My next set of images returns to the problem of what sort of ‘work’ writing is and whether it is actually anti-social.
Cowper’s Summerhouse, Olney
Writers tend to own little real estate – Cowper actually borrowed this little summerhouse from a neighbour. He described it in a letter affectionately as ‘my nutshell of a Summer House, which is my verse manufactory’. Whether it is a nutshell or a factory, it is conceived (like his verse) as exempt from domestic economy proper.
Also on Cowper, see https://www.open.ac.uk/blogs/literarytourist/?p=206
Thoreau’s Cabin, Concord, MA
In strong contrast, Thoreau’s cabin in the woods conceived writing as a radical form of domestic economy that would serve as an example to a nation in danger of decadence: ‘When I wrote the following pages…I lived alone, in the woods…in a house which I had built myself, on the shore of Walden Pond,’ he states in Walden (1854). Thoreau’s ideal of self-sufficient self-making realised in this cabin would become so important in American culture that this reconstruction is just one of three.

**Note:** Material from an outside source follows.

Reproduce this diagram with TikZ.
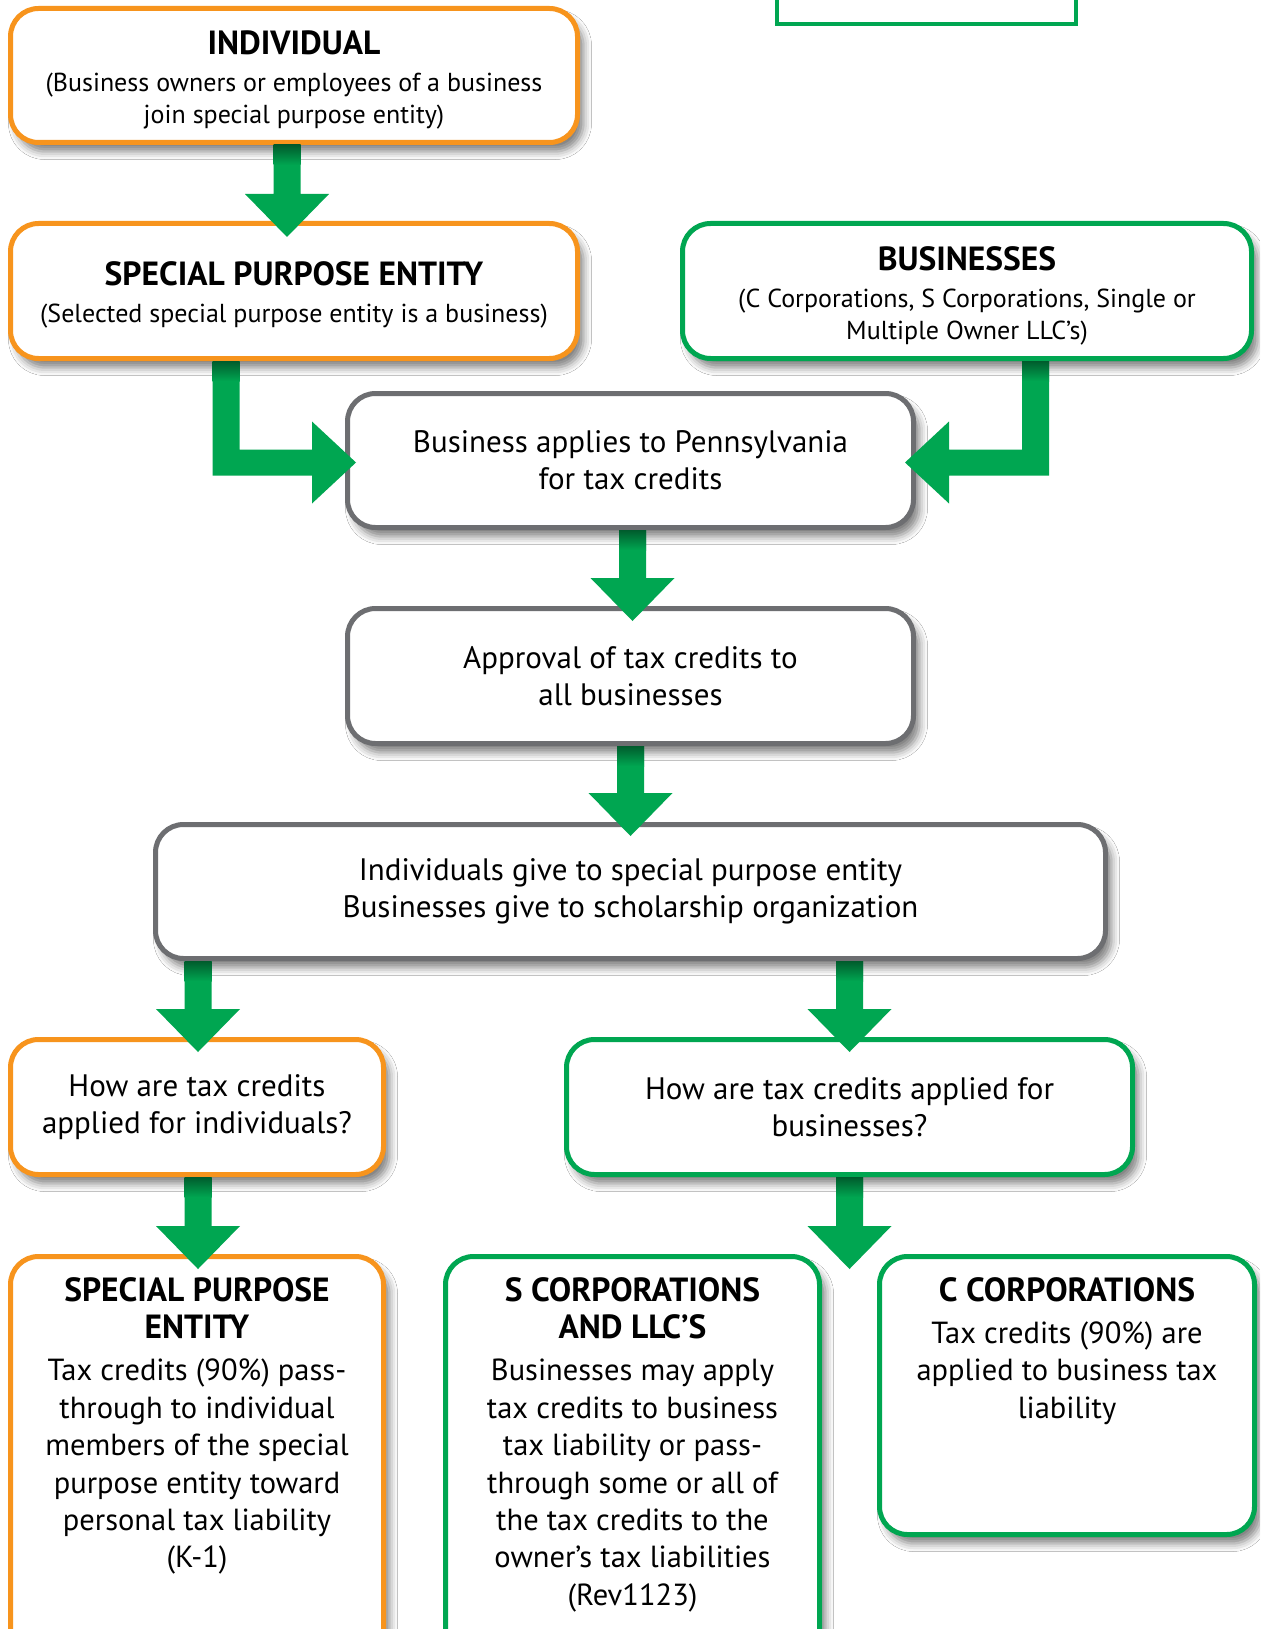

Corelli’s Folly, Stratford-upon-Avon
This tower was the creation of a now largely forgotten best-selling writer, Marie Corelli, the original for E. F. Benson’s character ‘Lucia’. Actually an eighteenth-century garden folly, Corelli decided it was originally an ‘Elizabethan watch-tower’, in keeping with her recreation of herself as keeper of Shakespeare’s Stratford. Although Corelli was nothing if not a professional writer, this writing tower tarted up with Elizabethan diamond panes invents the act of writing as outside the modern and the commercial, a luxury, an extravagance, a deliciously feminine folly.
Twain’s Summerhouse, Elmira, New York State
This is the summerhouse in which Samuel Clemens wrote Tom Sawyer (1876). It was originally perched up on a bluff above the river in Elmira to catch what breeze there was to be had in the long hot summers of New York State. But it has now been brought and reassembled incongruously on the university campus to protect it from vandals. Translocation has turned it from a place into an object, or perhaps into a sort of magic moving space. It has unsettled the whole argument of literary place; this summerhouse is more of a literary vehicle.